LA POSSIBILITÉ D’UNE ÎLE
Dès le départ, Les Étendues imaginaires annonce la couleur, ou plutôt le manque de couleur. Dans une image désaturée, délavée, un homme se hisse en haut d’une grue pour contempler le paysage. Le ton est donné. Pour son second film, Yeo Siew Hua nous parlera de l’enfer citadin, de l’expansion de son île Singapour, à l’heure de la compétitivité et de la mondialisation. Et de la place de l’être humain dans tout ça.
Une enquête qui cache une quête désespérée de soi et de l’autre
Sous couvert d’une enquête policière en apparence classique – l’inspecteur Lok (Peter Yu) recherche Wang, un ouvrier chinois disparu -, le film nous plonge en réalité entre deux mondes, point de rencontre conflictuel entre les espérances et la réalité. A travers son déroulé un peu chaotique, le metteur en scène touche à plusieurs thèmes sensibles : l’exploitation des travailleurs étrangers, l’esclavage moderne induit par le libéralisme, la domination du plus riche, les paradis virtuels et la quête de soi.
Le tout dans une intrigue envoûtante, à la limite de l’hypnose qui mêle autant les personnages que les chronologies. Avec pour seul échappatoire, un cyber-café et les parties de Counter Strike en lieu et place d’un sommeil réparateur, seul moyen d’extérioriser ses pulsions morbides et de supporter un quotidien terrible.
LES ÂMES PERDUES
Dans Les Etendues Imaginaires, il n’y a que peu de place à l’espoir. L’île tentaculaire dévore les désirs de chacun, les bateaux au loin empêchent tout échappatoire. On reconnaitra au film le grand talent d’installer une ambiance à la fois poisseuse et douce, totalement en phase avec son histoire.
Une atmosphère qui confine au spleen, à la poésie mélancolique, qui fonctionne à merveille et permet de dépasser les quelques problèmes de rythme et d’enchainements de points de vue maladroits et un peu artificiels. Conçu comme un rêve éveillé, Les Étendues imaginaires touche le spectateur dans sa peinture sans fard d’une civilisation à bout de souffle qui cherche, malgré tout, à gagner du terrain dans un but mal défini. Comme un cancer.
Une humanité qui se saborde elle-même, renie l’existence de son prochain pour le traiter en marchandise. Des thèmes classiques, certes, mais brillamment développés.

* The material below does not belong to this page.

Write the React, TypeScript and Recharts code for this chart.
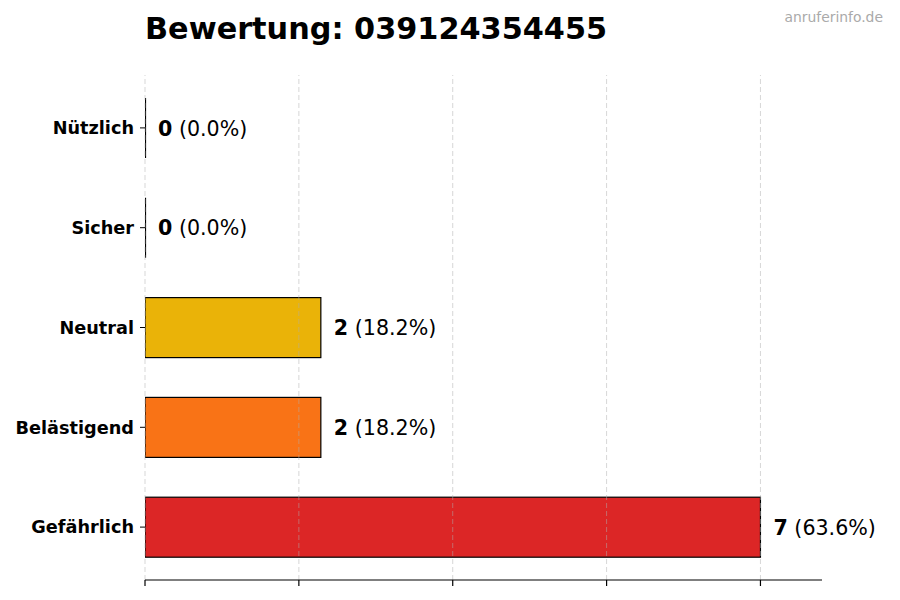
import React from 'react';
import { BarChart, Bar, XAxis, YAxis, Cell, LabelList, ReferenceLine } from 'recharts';

const categories = ['Nützlich', 'Sicher', 'Neutral', 'Belästigend', 'Gefährlich'];
const counts = [0, 0, 2, 2, 7];
const percents = ['0.0%', '0.0%', '18.2%', '18.2%', '63.6%'];
const colors = ['#16a34a', '#3b82f6', '#EAB308', '#F97316', '#DC2626'];
const xTicks = [0, 1.75, 3.5, 5.25, 7];
const xMax = 7.7;
const title = 'Bewertung: 039124354455';
const watermark = 'anruferinfo.de';

const data = categories.map((name, i) => ({ name, value: counts[i], pct: percents[i] }));

const FONT = '"DejaVu Sans", sans-serif';

const BarShape = (props: any) => {
  const { x, y, width, height, fill } = props;
  if (!width || width <= 0.01) {
    return <line x1={x + 0.5} x2={x + 0.5} y1={y} y2={y + height} stroke="#000" strokeWidth={1.2} />;
  }
  return <rect x={x} y={y} width={width} height={height} fill={fill} stroke="#000" strokeWidth={1.2} />;
};

const ValueLabel = (props: any) => {
  const { x, y, width, height, index } = props;
  const d = data[index];
  return (
    <text
      x={x + width + 13}
      y={y + height / 2 + 0.5}
      dominantBaseline="central"
      fontFamily={FONT}
      fontSize={20.6}
      fill="#000"
    >
      <tspan fontWeight="bold">{d.value}</tspan>
      <tspan> ({d.pct})</tspan>
    </text>
  );
};

const EmptyTick = () => <g />;

export default function App() {
  return (
    <div style={{ position: 'absolute', left: 0, top: 0, width: 900, height: 600, background: '#fff' }}>
      <BarChart
        width={900}
        height={600}
        data={data}
        layout="vertical"
        margin={{ top: 75, right: 78, bottom: 0, left: 0 }}
      >
        <XAxis
          type="number"
          domain={[0, xMax]}
          ticks={xTicks}
          height={20}
          tick={EmptyTick}
          tickSize={6}
          axisLine={{ stroke: '#000', strokeWidth: 1.2 }}
          tickLine={{ stroke: '#000', strokeWidth: 1.2 }}
          allowDataOverflow
        />
        <YAxis
          type="category"
          dataKey="name"
          width={145}
          axisLine={false}
          tickSize={5}
          tickMargin={6}
          padding={{ top: 3, bottom: 3 }}
          tickLine={{ stroke: '#000', strokeWidth: 1 }}
          tick={{ fontFamily: FONT, fontSize: 17.7, fontWeight: 'bold', fill: '#000' }}
        />
        <Bar dataKey="value" barSize={60} isAnimationActive={false} shape={BarShape}>
          {data.map((d, i) => (
            <Cell key={d.name} fill={colors[i]} />
          ))}
          <LabelList dataKey="value" content={ValueLabel} />
        </Bar>
        {xTicks.map((t) => (
          <ReferenceLine
            key={t}
            x={t}
            stroke="#b0b0b0"
            strokeOpacity={0.5}
            strokeWidth={1}
            strokeDasharray="5 3"
          />
        ))}
      </BarChart>
      <svg
        width={900}
        height={600}
        style={{ position: 'absolute', left: 0, top: 0, pointerEvents: 'none' }}
      >
        <text x={145} y={39} fontFamily={FONT} fontSize={30.3} fontWeight="bold" fill="#000">
          {title}
        </text>
        <text x={883} y={22} textAnchor="end" fontFamily={FONT} fontSize={13.9} fill="#aaaaaa">
          {watermark}
        </text>
      </svg>
    </div>
  );
}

Le rapport à la virtualité, au jeu en ligne comme seule bulle d’oxygène est également bien vu et capte parfaitement les gros questionnements actuels sur le rapport au réel.
Pas de place pour l’amour, chacun est enfermé dans sa solitude et les liens que l’on tisse trahissent leurs fragilités et leur confusion. Dans ces cas, il ne reste pas grand-chose pour s’en sortir. Et si le film propose une conclusion désenchantée et dramatique dans ce qu’elle suscite, elle n’en reste pas moins belle et porteuse d’un espoir ténu, à l’équilibre incertain, mais on ne peut plus douce. Comme une petite drogue qui nous permettrait de supporter le quotidien et son horreur systémique. Que reste-t-il de l’humain ? Pas grand-chose, une réunion aux rythmes cools, aux nappes sonores enveloppantes, comme pour s’accorder un droit à l’illusion salvateur avant de continuer à se faire broyer par la machine. A méditer.